Why You Should Be Using Buckwheat Groats

Beef Tartare with Buckwheat Groats at Wildair in NYC cr: Wildair Restaurant  
By Sammy Goldfien Posted November 05, 2015

Buckwheat groats are our current food obsession. Here’s why.

Buckwheat seeds, or “groats,” aren’t exactly new. They’ve been used for millennia in cuisines around the world, usually either ground for flour or cooked in liquid to soften and eat. But recently, chefs at restaurants like Mission Chinese, Wildair, and Reynard have taken a different approach to the food, accenting dishes with whole, toasted groats, more familiarly known as “kasha.” The name is far from sexy, but buckwheat groats are my current food obsession. Here’s why.

Buckwheat's earthy, bitter taste helps cut through rich food, the same way fresh ground black peppercorns go so well with steak or a rich, creamy pasta. Chef Angela Dimayuga of NYC's Mission Chinese uses them on her Red Cabbage Salad, which is filled with rich ingredients like anchovies, tahini, and miso. Just when you think the salty-fattiness is going to take over, the groats help balance the dish out with their sharp, toasted flavor. 

This contrast in flavor is obviously important when assembling a dish, but contrast in texture is also essential. Whether it’s the crispy breadcrumbs on mac and cheese or the tiny explosions of fish roe on a spicy tuna roll, textural contrast is part of what makes good food fun to eat. “Buckwheat groats can be used in several ways to provide a nice texture and welcome earthiness," says Chef Sean Rembold of Reynard in Williamsburg, who has used them on several dishes, including one with scallops, grapefruit, and cauliflower. Chefs Jeremiah Stone and Fabian von Hauske of Wildair use groats atop their beef tartare, a dish that can definitely be in need of some structure. (Chefs often serve toast alongside the meat for this purpose, but buckwheat groats step in and perform the task beautifully. And, unlike toast, groats fully integrate with the meat, eliminating the need to serve an extraneous component on the side.

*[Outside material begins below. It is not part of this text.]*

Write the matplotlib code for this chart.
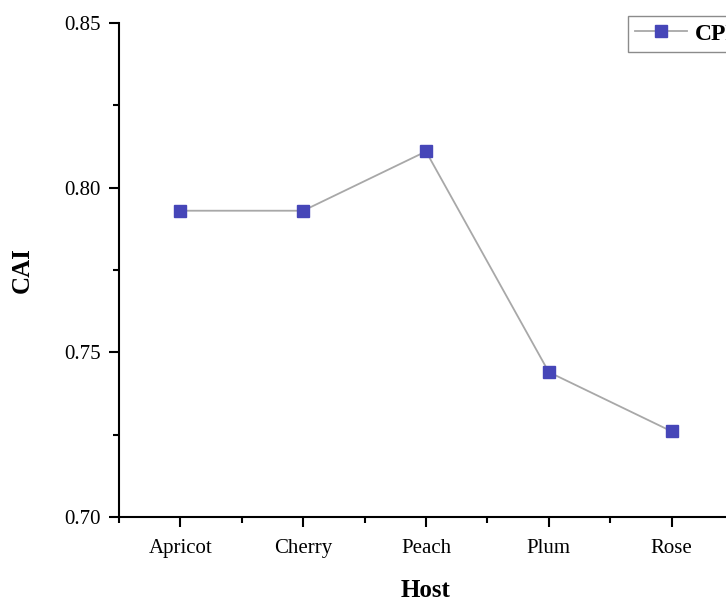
import matplotlib.pyplot as plt
from matplotlib.ticker import MultipleLocator, AutoMinorLocator

hosts = ['Apricot', 'Cherry', 'Peach', 'Plum', 'Rose']
cai = [0.793, 0.793, 0.811, 0.744, 0.726]

plt.rcParams['font.family'] = ['Liberation Serif', 'DejaVu Serif']

fig = plt.figure(figsize=(7.26, 6.04), dpi=100)
ax = fig.add_axes([119 / 726, 87 / 604, 614 / 726, 494 / 604])

x = list(range(len(hosts)))
ax.plot(x, cai, color='#a8a8a8', linewidth=1.3, marker='s', markersize=8,
        markerfacecolor='#4646b8', markeredgecolor='#4646b8', label='CPB')

ax.set_xlim(-0.5, 4.5)
ax.set_ylim(0.70, 0.85)
ax.set_xticks(x)
ax.set_xticklabels(hosts)
ax.xaxis.set_minor_locator(MultipleLocator(0.5))
ax.yaxis.set_major_locator(MultipleLocator(0.05))
ax.yaxis.set_minor_locator(AutoMinorLocator(2))
ax.yaxis.set_major_formatter(plt.FormatStrFormatter('%.2f'))

for s in ['top', 'right']:
    ax.spines[s].set_visible(False)
for s in ['left', 'bottom']:
    ax.spines[s].set_linewidth(1.5)

ax.tick_params(which='major', direction='out', length=7, width=1.5, labelsize=15)
ax.tick_params(axis='x', which='major', pad=9)
ax.tick_params(axis='y', which='major', pad=6)
ax.tick_params(which='minor', direction='out', length=4, width=1.5)

ax.set_xlabel('Host', fontsize=18, fontweight='bold', labelpad=15)
ax.set_ylabel('CAI', fontsize=18, fontweight='bold', labelpad=22)

leg = fig.legend(loc='upper left', bbox_to_anchor=(628 / 726, 1 - 16 / 604),
                 borderaxespad=0, fancybox=False, edgecolor='#6e6e6e',
                 prop={'weight': 'bold', 'size': 17}, handlelength=2.2,
                 handletextpad=0.35, borderpad=0.3)
leg.get_frame().set_linewidth(1.0)

fig.savefig('out.png', dpi=100)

Add to these facts that buckwheat groats are super inexpensive and easy to find. I paid 67 cents (seriously, what costs under a dollar anymore?) for a quarter pound at my local health food store, which is a good amount to start with if you’re just using them as an accent. They are versatile, so no need to shy away from sweetness; I like them for breakfast on top of greek yogurt with honey or maple syrup. Just be sure not to mix them into your food too long before you eat it as they will absorb moisture and lose their crunch.

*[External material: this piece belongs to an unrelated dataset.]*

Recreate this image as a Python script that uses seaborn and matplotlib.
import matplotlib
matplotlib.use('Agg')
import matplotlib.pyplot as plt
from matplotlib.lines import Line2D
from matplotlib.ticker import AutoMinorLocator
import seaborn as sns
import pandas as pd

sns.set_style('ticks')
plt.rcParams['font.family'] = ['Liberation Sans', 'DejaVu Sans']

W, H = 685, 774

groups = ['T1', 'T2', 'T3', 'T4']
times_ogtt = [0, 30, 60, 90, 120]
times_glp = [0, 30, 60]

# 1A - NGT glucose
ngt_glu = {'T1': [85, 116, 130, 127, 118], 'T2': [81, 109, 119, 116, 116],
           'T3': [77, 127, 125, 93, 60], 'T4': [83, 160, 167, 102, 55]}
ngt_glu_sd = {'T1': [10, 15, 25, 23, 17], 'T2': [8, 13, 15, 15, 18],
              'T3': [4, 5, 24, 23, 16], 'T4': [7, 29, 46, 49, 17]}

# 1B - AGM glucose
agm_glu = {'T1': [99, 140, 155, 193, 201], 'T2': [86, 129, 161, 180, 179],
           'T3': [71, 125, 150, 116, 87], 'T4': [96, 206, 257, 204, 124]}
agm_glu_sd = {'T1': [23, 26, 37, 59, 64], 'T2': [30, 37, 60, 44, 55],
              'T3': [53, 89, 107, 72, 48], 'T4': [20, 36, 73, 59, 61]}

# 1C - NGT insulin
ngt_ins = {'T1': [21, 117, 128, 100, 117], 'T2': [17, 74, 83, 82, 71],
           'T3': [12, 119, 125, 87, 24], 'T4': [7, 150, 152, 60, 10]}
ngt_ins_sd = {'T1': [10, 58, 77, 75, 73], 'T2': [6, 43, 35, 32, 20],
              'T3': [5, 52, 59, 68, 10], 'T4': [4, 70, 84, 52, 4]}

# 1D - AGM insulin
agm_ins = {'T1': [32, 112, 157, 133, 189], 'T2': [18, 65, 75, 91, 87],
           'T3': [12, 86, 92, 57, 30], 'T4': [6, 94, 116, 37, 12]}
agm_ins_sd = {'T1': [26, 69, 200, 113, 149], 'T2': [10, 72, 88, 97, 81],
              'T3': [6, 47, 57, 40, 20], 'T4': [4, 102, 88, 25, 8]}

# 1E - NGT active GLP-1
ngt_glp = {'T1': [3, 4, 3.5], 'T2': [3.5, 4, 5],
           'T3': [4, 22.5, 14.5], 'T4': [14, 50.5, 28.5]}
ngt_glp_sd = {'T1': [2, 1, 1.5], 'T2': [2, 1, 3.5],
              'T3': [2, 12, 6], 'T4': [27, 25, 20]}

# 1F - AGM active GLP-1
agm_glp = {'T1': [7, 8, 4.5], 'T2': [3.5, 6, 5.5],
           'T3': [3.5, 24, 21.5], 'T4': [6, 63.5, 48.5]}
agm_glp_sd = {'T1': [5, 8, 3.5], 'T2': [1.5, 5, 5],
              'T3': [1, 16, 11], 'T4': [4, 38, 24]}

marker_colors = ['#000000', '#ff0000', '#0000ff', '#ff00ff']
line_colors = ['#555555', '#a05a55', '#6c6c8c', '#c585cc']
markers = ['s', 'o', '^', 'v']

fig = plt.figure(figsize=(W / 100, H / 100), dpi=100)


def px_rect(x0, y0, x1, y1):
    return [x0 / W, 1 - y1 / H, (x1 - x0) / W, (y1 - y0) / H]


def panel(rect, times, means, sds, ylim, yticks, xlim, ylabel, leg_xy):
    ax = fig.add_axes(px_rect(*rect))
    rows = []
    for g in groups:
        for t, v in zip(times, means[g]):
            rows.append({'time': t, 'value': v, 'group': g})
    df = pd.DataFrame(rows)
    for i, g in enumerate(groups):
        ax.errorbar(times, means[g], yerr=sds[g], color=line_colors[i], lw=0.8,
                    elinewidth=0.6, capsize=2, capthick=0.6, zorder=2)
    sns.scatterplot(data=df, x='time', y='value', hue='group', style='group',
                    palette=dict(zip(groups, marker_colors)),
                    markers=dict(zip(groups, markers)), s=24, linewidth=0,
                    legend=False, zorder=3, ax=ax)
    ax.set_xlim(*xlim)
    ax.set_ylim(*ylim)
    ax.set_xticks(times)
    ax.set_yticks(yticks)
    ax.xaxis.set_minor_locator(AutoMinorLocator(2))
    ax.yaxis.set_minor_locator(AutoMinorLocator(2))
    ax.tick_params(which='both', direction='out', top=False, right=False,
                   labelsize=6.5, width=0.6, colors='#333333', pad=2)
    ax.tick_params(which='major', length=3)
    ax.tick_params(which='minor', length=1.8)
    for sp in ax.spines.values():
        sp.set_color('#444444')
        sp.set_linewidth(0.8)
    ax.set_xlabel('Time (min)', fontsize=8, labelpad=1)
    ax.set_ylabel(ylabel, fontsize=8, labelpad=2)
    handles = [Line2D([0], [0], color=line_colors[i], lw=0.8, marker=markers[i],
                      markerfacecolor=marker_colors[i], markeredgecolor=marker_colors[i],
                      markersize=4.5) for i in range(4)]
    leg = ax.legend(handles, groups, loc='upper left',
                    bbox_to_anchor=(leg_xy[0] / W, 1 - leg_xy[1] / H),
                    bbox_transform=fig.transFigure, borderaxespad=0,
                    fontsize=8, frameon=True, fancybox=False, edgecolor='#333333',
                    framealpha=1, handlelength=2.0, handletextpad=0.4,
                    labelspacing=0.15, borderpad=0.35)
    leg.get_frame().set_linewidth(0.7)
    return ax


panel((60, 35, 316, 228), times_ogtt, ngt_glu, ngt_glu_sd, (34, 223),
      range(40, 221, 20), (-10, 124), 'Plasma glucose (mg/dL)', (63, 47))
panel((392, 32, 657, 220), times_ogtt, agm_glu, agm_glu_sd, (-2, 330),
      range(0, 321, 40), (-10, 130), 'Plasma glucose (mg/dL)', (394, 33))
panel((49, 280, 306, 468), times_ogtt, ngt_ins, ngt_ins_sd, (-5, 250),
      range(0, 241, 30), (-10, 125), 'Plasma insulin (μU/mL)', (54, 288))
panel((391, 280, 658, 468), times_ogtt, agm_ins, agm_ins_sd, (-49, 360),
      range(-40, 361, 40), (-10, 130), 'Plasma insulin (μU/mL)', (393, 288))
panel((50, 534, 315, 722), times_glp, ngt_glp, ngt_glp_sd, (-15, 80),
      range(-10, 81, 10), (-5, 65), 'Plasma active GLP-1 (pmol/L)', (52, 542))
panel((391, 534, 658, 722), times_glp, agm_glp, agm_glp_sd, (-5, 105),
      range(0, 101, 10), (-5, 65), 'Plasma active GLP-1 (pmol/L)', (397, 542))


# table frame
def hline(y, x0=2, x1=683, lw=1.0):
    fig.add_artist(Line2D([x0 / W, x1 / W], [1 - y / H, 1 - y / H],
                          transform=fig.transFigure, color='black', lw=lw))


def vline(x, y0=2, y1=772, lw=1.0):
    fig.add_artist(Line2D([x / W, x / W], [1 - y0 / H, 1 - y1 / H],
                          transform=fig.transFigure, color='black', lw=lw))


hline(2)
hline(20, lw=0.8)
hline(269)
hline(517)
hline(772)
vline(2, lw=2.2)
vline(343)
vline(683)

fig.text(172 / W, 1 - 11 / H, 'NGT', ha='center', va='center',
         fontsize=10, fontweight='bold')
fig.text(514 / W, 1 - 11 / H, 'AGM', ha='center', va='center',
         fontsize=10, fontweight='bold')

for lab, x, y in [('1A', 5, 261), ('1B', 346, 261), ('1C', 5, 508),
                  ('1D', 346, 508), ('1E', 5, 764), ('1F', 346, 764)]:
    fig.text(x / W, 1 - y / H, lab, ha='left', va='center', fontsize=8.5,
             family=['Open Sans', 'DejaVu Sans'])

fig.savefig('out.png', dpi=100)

And, hey, guess what? Buckwheat is good for you. It’s full of nutrients like protein, manganese, copper, magnesium and fiber and, with no gluten to speak of (it’s technically a seed or “pseudocereal,” not a grain), it’s celiac- and special diet-friendly. So next time you want to take that salad to the next level or add a little intrigue to your breakfast bowl, try sprinkling a few groats on top. At the very least you’ll be doing something good for your body, but it’s possible you may even enjoy it.